One of the talking heads on the VTC screen was speaking, this one wearing USN blue and gray digi-cammies and a warship’s ball cap, complete with a line of gold fretting on the brim, a commander’s single serving of “scrambled eggs”.  “Control, we have verified the range clear of air and surface tracks.  The VT-UAV is RTB and will be outside of the danger zone in five mikes.”

Gordon nodded.  “Thank you, Captain.  I have no idea what you just said, but I’m assuming that means we’re free to launch?”

The Navy commanding officer scowled.  “Yes, sir, you may launch in five minutes.  McInnerney out.”  He turned away from the camera and the destroyer’s crest replaced his image on the flatscreen.

Nathan shook his head.  “You knew exactly what he said.  It’s not necessary to punch the buttons of every single person you meet.”

Gordon turned to regard him and then returned to the checklist he carried in his hand.  “Ah, Nathan.  Glad you could attend.  And I know that, but humorless superior bastards like our good Captain Geary just remind me of the sort of officers that forced you out of the Navy.  He punches my buttons just by being.”

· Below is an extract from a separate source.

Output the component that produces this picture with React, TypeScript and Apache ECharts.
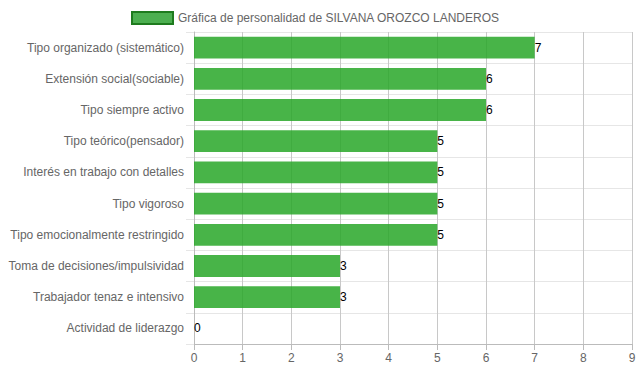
import React, { useEffect, useRef } from "react";
import * as echarts from "echarts";

const categories = [
  "Tipo organizado (sistemático)",
  "Extensión social(sociable)",
  "Tipo siempre activo",
  "Tipo teórico(pensador)",
  "Interés en trabajo con detalles",
  "Tipo vigoroso",
  "Tipo emocionalmente restringido",
  "Toma de decisiones/impulsividad",
  "Trabajador tenaz e intensivo",
  "Actividad de liderazgo",
];
const values = [7, 6, 6, 5, 5, 5, 5, 3, 3, 0];
const seriesName = "Gráfica de personalidad de SILVANA OROZCO LANDEROS";

export default function App() {
  const ref = useRef<HTMLDivElement>(null);
  useEffect(() => {
    const chart = echarts.init(ref.current!, null, { renderer: "svg" });
    const font = "'Liberation Sans', Arial, Helvetica, sans-serif";
    chart.setOption({
      animation: false,
      textStyle: { fontFamily: font },
      legend: {
        top: 6,
        left: 126,
        padding: 5,
        itemWidth: 41,
        itemHeight: 12,
        icon: "rect",
        textStyle: { color: "#666", fontSize: 12, fontFamily: font },
        itemStyle: { color: "#4CAF50", borderColor: "#1E7B1E", borderWidth: 2 },
        data: [seriesName],
      },
      grid: { left: 194, right: 7, top: 32, bottom: 28, containLabel: false },
      xAxis: {
        type: "value",
        min: 0,
        max: 9,
        interval: 1,
        axisLine: { show: true, lineStyle: { color: "#bbb" } },
        axisTick: { show: true, length: 6, lineStyle: { color: "#bbb" } },
        axisLabel: { color: "#666", fontSize: 12, margin: 8, fontFamily: font },
        splitLine: { show: true, lineStyle: { color: "#c8c8c8" } },
      },
      yAxis: {
        type: "category",
        inverse: true,
        data: categories,
        axisLine: { show: true, lineStyle: { color: "#bbb" } },
        axisTick: { show: true, length: 8, lineStyle: { color: "#e6e6e6" } },
        axisLabel: { color: "#666", fontSize: 12, margin: 10, fontFamily: font },
        splitLine: { show: true, lineStyle: { color: "#e6e6e6" } },
      },
      series: [
        {
          name: seriesName,
          type: "bar",
          data: values,
          barCategoryGap: "30%",
          itemStyle: { color: "rgba(40,167,40,0.85)" },
          label: {
            show: true,
            position: "right",
            distance: 0,
            color: "#000",
            fontSize: 12,
            fontFamily: font,
          },
        },
      ],
    });
    return () => chart.dispose();
  }, []);
  return <div ref={ref} style={{ width: 639, height: 372, position: "absolute", left: 0, top: 0 }} />;
}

Nathan shook his head.  It was unavoidable, especially these days.  He had left the service behind years ago, but in an ambiguous, unfinished way.  Nathan’s own feelings about it were a confusing mess.  He could not reasonably expect someone on the outside to understand his departure any better.  “No one forced me out, Gordon.  I resigned.  And I never even met Geary when I was in.”